Torna-se, assim, patente que as questões colocadas nesta impugnação não são apenas de direito, mas, também, de facto. E uma vez que a demonstração da inactividade e ausência de rendimentos pode ser feita por todos os meios de prova admissíveis, torna-se evidente a necessidade de inquirição das testemunhas arroladas, de forma a possibilitar à impugnante a prova dessa factualidade (a qual, por ausência de prova, não foi dada como provada na sentença recorrida).. Além de que a selecção da matéria de facto relevante para a decisão da causa deve ser feita segundo as várias soluções plausíveis da questão de direito (artigo 511.º do CPC) e, como vimos, a tese sufragada pela impugnante é juridicamente sustentável e plausível à luz da jurisprudência sobre a matéria.
Não se podendo, pois, afirmar, como se afirmou no despacho impugnado, que as questões a decidir são fundamentalmente de direito e de análise da prova documental produzida, nem se podendo afiançar que a inquirição das testemunhas não tem interesse para a boa decisão da causa, impõe-se revogar esse despacho, o qual terá de ser substituído por outro que admita a produção da prova testemunhal oferecida, com a consequente anulação de todo o processado posterior à fase de instrução (que cumpre completar), seguindo-se, depois, os posteriores trâmites processuais e a prolação de sentença.
Termos em que importa conceder provimento ao recurso interlocutório, ficando, assim, prejudicado o conhecimento do recurso interposto da sentença.

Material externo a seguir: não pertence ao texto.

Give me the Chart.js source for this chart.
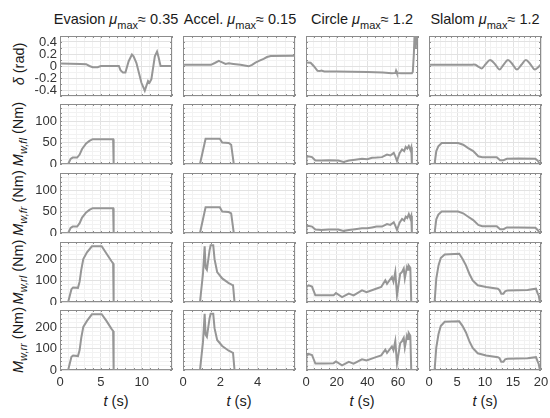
<!DOCTYPE html>
<html>
<head>
<meta charset="UTF-8">
<title>Steering angle and wheel torques</title>

<!-- Chart JS -->
<script src="https://cdn.jsdelivr.net/npm/chart.js@4.4.0/dist/chart.umd.min.js"></script>

<style type="text/css">
	body { margin: 0; background: #fff; font-family: "Liberation Sans", Arial, sans-serif; }
	#fig { position: relative; width: 550px; height: 418px; overflow: hidden; background: #fff; }
	#fig canvas { position: absolute; }
	.lab { position: absolute; white-space: nowrap; color: #1a1a1a; transform: translate(-50%, -50%); }
	.ctitle { font-size: 14.5px; top: 21px; }
	.ctitle sub { font-size: 11px; vertical-align: -5px; }
	.ylab { font-size: 14.5px; left: 19px; transform: translate(-50%, -50%) rotate(-90deg); }
	.ylab sub { font-size: 11px; vertical-align: -4px; }
	.xlab { font-size: 14.5px; top: 401px; }
</style>
</head>
<body>

<div id="fig">
	<div class="lab ctitle" style="left: 116px;">Evasion <i>&mu;</i><sub>max</sub>&asymp; 0.35</div>
	<div class="lab ctitle" style="left: 240px;">Accel. <i>&mu;</i><sub>max</sub>&asymp; 0.15</div>
	<div class="lab ctitle" style="left: 362px;">Circle <i>&mu;</i><sub>max</sub>&asymp; 1.2</div>
	<div class="lab ctitle" style="left: 485px;">Slalom <i>&mu;</i><sub>max</sub>&asymp; 1.2</div>

	<div class="lab ylab" style="top: 64px;"><i>&delta;</i> (rad)</div>
	<div class="lab ylab" style="top: 134px;"><i>M</i><sub><i>w,fl</i></sub> (Nm)</div>
	<div class="lab ylab" style="top: 203px;"><i>M</i><sub><i>w,fr</i></sub> (Nm)</div>
	<div class="lab ylab" style="top: 272px;"><i>M</i><sub><i>w,rl</i></sub> (Nm)</div>
	<div class="lab ylab" style="top: 340px;"><i>M</i><sub><i>w,rr</i></sub> (Nm)</div>

	<div class="lab xlab" style="left: 116px;"><i>t</i> (s)</div>
	<div class="lab xlab" style="left: 239px;"><i>t</i> (s)</div>
	<div class="lab xlab" style="left: 362px;"><i>t</i> (s)</div>
	<div class="lab xlab" style="left: 485px;"><i>t</i> (s)</div>
</div>

<script type="text/javascript">

// ---- data ----

// Evasion
var evasionT_delta = [0, 2.5, 3.2, 3.6, 4.0, 4.6, 5.0, 7.2, 7.4, 7.7, 8.0, 8.4, 8.8, 9.0, 9.35, 9.96, 10.37, 10.77, 10.95, 11.18, 11.6, 11.87, 12.05, 12.3, 13.7];
var evasionDelta   = [0.04, 0.035, 0.03, 0.0, -0.02, -0.02, 0, 0, -0.07, -0.11, -0.11, 0.08, 0.19, 0.16, 0.05, -0.28, -0.41, -0.25, -0.28, -0.22, 0.16, 0.24, 0.15, 0, 0];
var evasionT_front = [0, 1.0, 1.3, 1.55, 2.1, 2.4, 2.7, 3.2, 3.6, 4.0, 6.5, 6.56, 13.7];
var evasionFl      = [0, 0, 12, 15, 15, 22, 35, 48, 54, 58, 58, 0, 0];
var evasionFr      = [0, 0, 12, 15, 15, 23, 36, 48, 54, 58, 58, 0, 0];
var evasionT_rear  = [0, 1.0, 1.4, 1.6, 2.2, 2.4, 2.6, 2.85, 3.3, 3.9, 5.1, 5.7, 6.3, 6.5, 6.56, 13.7];
var evasionRl      = [0, 0, 60, 68, 66, 95, 150, 200, 232, 260, 260, 225, 190, 180, 0, 0];
var evasionRr      = [0, 0, 62, 68, 65, 93, 150, 201, 229, 260, 260, 228, 192, 182, 0, 0];

// Acceleration
var accelT_delta = [0, 1.5, 1.7, 1.92, 2.1, 2.28, 2.45, 2.7, 3.08, 3.3, 3.52, 3.7, 3.88, 4.1, 4.32, 4.5, 4.7, 6.0];
var accelDelta   = [0.02, 0.02, 0.05, 0.085, 0.06, 0.035, 0.045, 0.035, 0.02, 0.01, -0.005, 0.02, 0.057, 0.09, 0.12, 0.15, 0.167, 0.17];
var accelT_front = [0, 0.91, 1.21, 1.97, 2.1, 2.45, 2.58, 2.72, 6];
var accelFl      = [0, 0, 59, 59, 50, 49, 45, 0, 0];
var accelFr      = [0, 0, 60, 60, 50, 49, 46, 0, 0];
var accelT_rear  = [0, 0.91, 1.07, 1.16, 1.21, 1.28, 1.42, 1.48, 1.62, 1.69, 1.83, 2.1, 2.45, 2.63, 2.68, 2.76, 6];
var accelRl      = [0, 0, 132, 260, 160, 150, 240, 265, 265, 200, 140, 110, 88, 80, 78, 0, 0];
var accelRr      = [0, 0, 130, 262, 165, 155, 240, 262, 262, 195, 140, 112, 90, 82, 80, 0, 0];

// Circle
var circleT_delta = [0, 3, 5, 7.5, 9, 10, 12, 20, 30, 40, 50, 56, 58.3, 58.7, 59.2, 62, 69, 69.6, 70.3, 70.8, 71.2, 71.6, 72.0, 72.5, 73];
var circleDelta   = [0.06, 0.055, 0.0, -0.08, -0.085, -0.075, -0.09, -0.09, -0.095, -0.1, -0.11, -0.12, -0.115, -0.08, -0.115, -0.12, -0.12, -0.1, 0.2, 0.55, 0.3, 0.6, 0.35, 0.6, 0.5];
var circleT_front = [0, 0.3, 1.3, 3.9, 6.1, 10, 15, 21, 24.5, 28, 32, 36.5, 40, 43, 46, 49.5, 52.8, 55, 57.2, 58.2, 59.3, 61, 62.6, 64, 65, 66, 67, 68, 68.6, 69, 72.9, 73];
var circleFl      = [0, 16, 18, 16, 8, 8, 9, 8, 5, 8, 10, 12, 11, 14.5, 15, 16, 22, 20, 26, 18, 7, 25, 34, 30, 40, 36, 42, 33, 39, 0, 0, 10];
var circleFr      = [0, 15, 17, 15, 8, 7, 8, 8, 5, 7, 9, 11, 11, 13, 15, 15, 21, 19, 25, 17, 7, 24, 33, 29, 38, 35, 44, 34, 40, 0, 0, 9];
var circleT_rear  = [0, 0.3, 1.7, 3.9, 6.1, 12, 18, 19.5, 23.5, 27.9, 31, 36.5, 39.5, 45.6, 49, 51.7, 52.8, 56, 57, 58.2, 59.3, 61.4, 62.6, 63.7, 64.4, 65.8, 66.5, 67, 68, 68.6, 72.9, 73];
var circleRl      = [0, 70, 78, 72, 31, 31, 31, 42, 23, 39, 31, 54, 46, 62, 70, 101, 85, 117, 95, 140, 31, 132, 140, 156, 110, 163, 150, 170, 160, 0, 0, 39];
var circleRr      = [0, 65, 75, 70, 30, 30, 32, 40, 22, 38, 30, 50, 45, 60, 68, 95, 80, 110, 92, 135, 30, 125, 135, 150, 105, 160, 145, 172, 160, 0, 0, 35];

// Slalom
var slalomT_delta = [0, 7.5, 8.0, 8.3, 8.8, 9.4, 10.1, 10.9, 11.8, 12.6, 13.3, 14.1, 14.9, 15.7, 16.5, 17.3, 18.1, 18.9, 19.5, 20];
var slalomDelta   = [0.02, 0.02, 0.025, 0.02, -0.01, -0.04, 0.03, 0.1, 0.03, -0.06, 0.02, 0.1, 0.03, -0.06, 0.02, 0.1, 0.03, -0.06, -0.02, 0.03];
var slalomT_front = [0, 1.0, 1.3, 1.67, 2.26, 5.2, 6.1, 7.0, 7.9, 8.8, 9.5, 12.1, 12.7, 13.3, 13.9, 16, 19.0, 19.4, 19.8, 20];
var slalomFl      = [0, 0, 30, 41, 49, 49, 45, 37, 30, 18, 16, 16, 9, 9, 12, 13, 12, 8, 0, 0];
var slalomFr      = [0, 0, 32, 43, 50, 50, 46, 38, 30, 19, 16, 16, 9, 9, 13, 13, 12, 7, 0, 0];
var slalomT_rear  = [0, 1.0, 1.3, 1.7, 2.1, 2.8, 5.4, 6.0, 6.6, 7.2, 7.8, 8.7, 10.2, 12.3, 12.6, 12.9, 13.3, 13.6, 14.0, 17.6, 19.1, 19.4, 19.6, 19.8, 20];
var slalomRl      = [0, 0, 109, 171, 205, 222, 225, 201, 171, 132, 101, 78, 70, 62, 55, 39, 39, 50, 54, 56, 62, 40, 30, 0, 0];
var slalomRr      = [0, 0, 105, 168, 205, 225, 227, 205, 175, 135, 103, 78, 68, 60, 55, 38, 38, 50, 52, 55, 60, 40, 28, 0, 0];

// axes: one entry per column (x) or per row (y)
var xMax        = [13.7, 6, 73, 20];
var xMinorStep  = [1, 0.5, 5, 1];
var xTickLabels = [[0, 5, 10], [0, 2, 4], [0, 20, 40, 60], [0, 5, 10, 15, 20]];
var yMin        = [-0.5, 0, 0, 0, 0];
var yMax        = [0.5, 140, 140, 280, 280];
var yMinorStep  = [0.1, 10, 10, 20, 20];
var yTickLabels = [[-0.4, -0.2, 0, 0.2, 0.4], [0, 50, 100], [0, 50, 100], [0, 100, 200], [0, 100, 200]];

var panels = [
	[[evasionT_delta, evasionDelta], [evasionT_front, evasionFl], [evasionT_front, evasionFr], [evasionT_rear, evasionRl], [evasionT_rear, evasionRr]],
	[[accelT_delta, accelDelta], [accelT_front, accelFl], [accelT_front, accelFr], [accelT_rear, accelRl], [accelT_rear, accelRr]],
	[[circleT_delta, circleDelta], [circleT_front, circleFl], [circleT_front, circleFr], [circleT_rear, circleRl], [circleT_rear, circleRr]],
	[[slalomT_delta, slalomDelta], [slalomT_front, slalomFl], [slalomT_front, slalomFr], [slalomT_rear, slalomRl], [slalomT_rear, slalomRr]]
];

// ---- layout ----
var colLeft = [60, 183, 306, 429];
var rowTop = [36, 104, 173, 242, 310];
var boxW = 112, boxH = 60;
var lineColor = '#969696';
var majorGrid = '#e2e2e2', minorGrid = '#f2f2f2';
var tickFont = { family: '"Liberation Sans", Arial, sans-serif', size: 13 };

function isIn(v, list) {
	for (var i = 0; i < list.length; i++) {
		if (Math.abs(v - list[i]) < 1e-6) return true;
	}
	return false;
}

function fmt(v) {
	return String(Math.round(v * 10) / 10);
}

// axes box with small inward ticks, like the matlab figure
var boxPlugin = {
	id: 'box',
	beforeDatasetsDraw: function(chart) {
		var a = chart.chartArea, ctx = chart.ctx;
		var sx = chart.scales.x, sy = chart.scales.y;
		ctx.save();
		ctx.strokeStyle = '#8c8c8c';
		ctx.lineWidth = 1;
		ctx.beginPath();
		sx.ticks.forEach(function(t) {
			var px = Math.round(sx.getPixelForValue(t.value)) + 0.5;
			ctx.moveTo(px, a.bottom); ctx.lineTo(px, a.bottom - 2);
			ctx.moveTo(px, a.top); ctx.lineTo(px, a.top + 2);
		});
		sy.ticks.forEach(function(t) {
			var py = Math.round(sy.getPixelForValue(t.value)) + 0.5;
			ctx.moveTo(a.left, py); ctx.lineTo(a.left + 2, py);
			ctx.moveTo(a.right, py); ctx.lineTo(a.right - 2, py);
		});
		ctx.stroke();
		ctx.strokeRect(Math.round(a.left) + 0.5, Math.round(a.top) + 0.5, Math.round(a.right - a.left) - 1, Math.round(a.bottom - a.top) - 1);
		ctx.restore();
	}
};

function makePanel(r, c, tArr, vArr) {
	var last = r == 4;
	var padL = c == 0 ? 45 : (last ? 10 : 3), padT = 3, padR = last ? 10 : 3, padB = last ? 42 : 3;
	var cv = document.createElement('canvas');
	cv.width = boxW + padL + padR;
	cv.height = boxH + padT + padB;
	cv.style.left = (colLeft[c] - padL) + 'px';
	cv.style.top = (rowTop[r] - padT) + 'px';
	document.getElementById('fig').appendChild(cv);

	var pts = tArr.map(function(t, i) { return { x: t, y: vArr[i] }; });

	new Chart(cv.getContext('2d'), {
		type: 'line',
		data: {
			datasets: [{
				data: pts,
				borderColor: lineColor,
				borderWidth: 2,
				pointRadius: 0,
				tension: 0,
				cubicInterpolationMode: (r == 0 && c == 3) ? 'monotone' : 'default'
			}]
		},
		options: {
			responsive: false,
			animation: false,
			events: [],
			layout: { padding: { left: c == 0 ? 0 : padL, top: padT, right: padR, bottom: last ? 0 : padB } },
			plugins: { legend: { display: false }, tooltip: { enabled: false } },
			scales: {
				x: {
					type: 'linear',
					min: 0,
					max: xMax[c],
					ticks: {
						display: last,
						stepSize: xMinorStep[c],
						autoSkip: false,
						maxRotation: 0,
						padding: 5,
						color: '#333',
						font: tickFont,
						callback: function(v) { return isIn(v, xTickLabels[c]) ? fmt(v) : ''; }
					},
					grid: {
						drawTicks: false,
						color: function(ctx) { return ctx.tick && isIn(ctx.tick.value, xTickLabels[c]) ? majorGrid : minorGrid; }
					},
					border: { display: false },
					afterFit: function(s) {
						s.height = last ? padB : 0;
						s.paddingLeft = 0; s.paddingRight = 0;
					}
				},
				y: {
					type: 'linear',
					min: yMin[r],
					max: yMax[r],
					ticks: {
						display: c == 0,
						stepSize: yMinorStep[r],
						autoSkip: false,
						padding: 3,
						color: '#333',
						font: tickFont,
						callback: function(v) { return isIn(v, yTickLabels[r]) ? fmt(v) : ''; }
					},
					grid: {
						drawTicks: false,
						color: function(ctx) { return ctx.tick && isIn(ctx.tick.value, yTickLabels[r]) ? majorGrid : minorGrid; }
					},
					border: { display: false },
					afterFit: function(s) {
						s.width = c == 0 ? padL : 0;
						s.paddingTop = 0; s.paddingBottom = 0;
					}
				}
			}
		},
		plugins: [boxPlugin]
	});
}

for (var c = 0; c < 4; c++) {
	for (var r = 0; r < 5; r++) {
		makePanel(r, c, panels[c][r][0], panels[c][r][1]);
	}
}

</script>

</body>
</html>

Face ao exposto, acordam os juízes da Secção de Contencioso Tributário do Supremo Tribunal Administrativo em:
conceder provimento ao recurso do despacho interlocutório constante de fls. 29, que se revoga para que se proceda à instrução dos autos com a produção da prova testemunhal oferecida seguida da legal tramitação processual e oportuna prolação de sentença;
anular, em consequência, todo o processado posterior ao mesmo despacho;
não tomar conhecimento do objecto do recurso interposto da sentença.
Sem custas.
Lisboa, 14 de Setembro de 2011. - Dulce Manuel Neto (relatora) - Casimiro Gonçalves - António Calhau.